■ **DESCRIPTION OF THE TASK**:
Below is a set of records; print all of them exactly as written.

■ **LISTED RECORDS**:

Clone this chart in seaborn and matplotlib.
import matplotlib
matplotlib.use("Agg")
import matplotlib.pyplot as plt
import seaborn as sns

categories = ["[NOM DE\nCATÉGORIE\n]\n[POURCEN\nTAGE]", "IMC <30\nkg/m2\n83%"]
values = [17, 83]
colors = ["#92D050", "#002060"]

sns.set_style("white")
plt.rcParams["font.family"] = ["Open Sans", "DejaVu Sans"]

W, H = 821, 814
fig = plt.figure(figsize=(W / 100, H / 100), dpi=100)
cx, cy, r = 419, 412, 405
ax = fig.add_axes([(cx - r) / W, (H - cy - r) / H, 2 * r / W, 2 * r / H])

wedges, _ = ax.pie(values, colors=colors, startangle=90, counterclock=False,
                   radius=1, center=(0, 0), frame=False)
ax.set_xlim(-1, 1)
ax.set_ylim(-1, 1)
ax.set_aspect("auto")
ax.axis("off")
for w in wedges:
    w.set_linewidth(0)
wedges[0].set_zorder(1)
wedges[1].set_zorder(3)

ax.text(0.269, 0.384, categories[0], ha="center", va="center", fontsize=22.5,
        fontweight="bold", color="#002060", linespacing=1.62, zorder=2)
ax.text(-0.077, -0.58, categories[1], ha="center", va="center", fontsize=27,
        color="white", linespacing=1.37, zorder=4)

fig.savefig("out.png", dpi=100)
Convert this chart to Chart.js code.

■ **TASK SOLUTION**:
Clone this chart in seaborn and matplotlib.
import matplotlib
matplotlib.use("Agg")
import matplotlib.pyplot as plt
import seaborn as sns

categories = ["[NOM DE\nCATÉGORIE\n]\n[POURCEN\nTAGE]", "IMC <30\nkg/m2\n83%"]
values = [17, 83]
colors = ["#92D050", "#002060"]

sns.set_style("white")
plt.rcParams["font.family"] = ["Open Sans", "DejaVu Sans"]

W, H = 821, 814
fig = plt.figure(figsize=(W / 100, H / 100), dpi=100)
cx, cy, r = 419, 412, 405
ax = fig.add_axes([(cx - r) / W, (H - cy - r) / H, 2 * r / W, 2 * r / H])

wedges, _ = ax.pie(values, colors=colors, startangle=90, counterclock=False,
                   radius=1, center=(0, 0), frame=False)
ax.set_xlim(-1, 1)
ax.set_ylim(-1, 1)
ax.set_aspect("auto")
ax.axis("off")
for w in wedges:
    w.set_linewidth(0)
wedges[0].set_zorder(1)
wedges[1].set_zorder(3)

ax.text(0.269, 0.384, categories[0], ha="center", va="center", fontsize=22.5,
        fontweight="bold", color="#002060", linespacing=1.62, zorder=2)
ax.text(-0.077, -0.58, categories[1], ha="center", va="center", fontsize=27,
        color="white", linespacing=1.37, zorder=4)

fig.savefig("out.png", dpi=100)
Convert this chart to Chart.js code.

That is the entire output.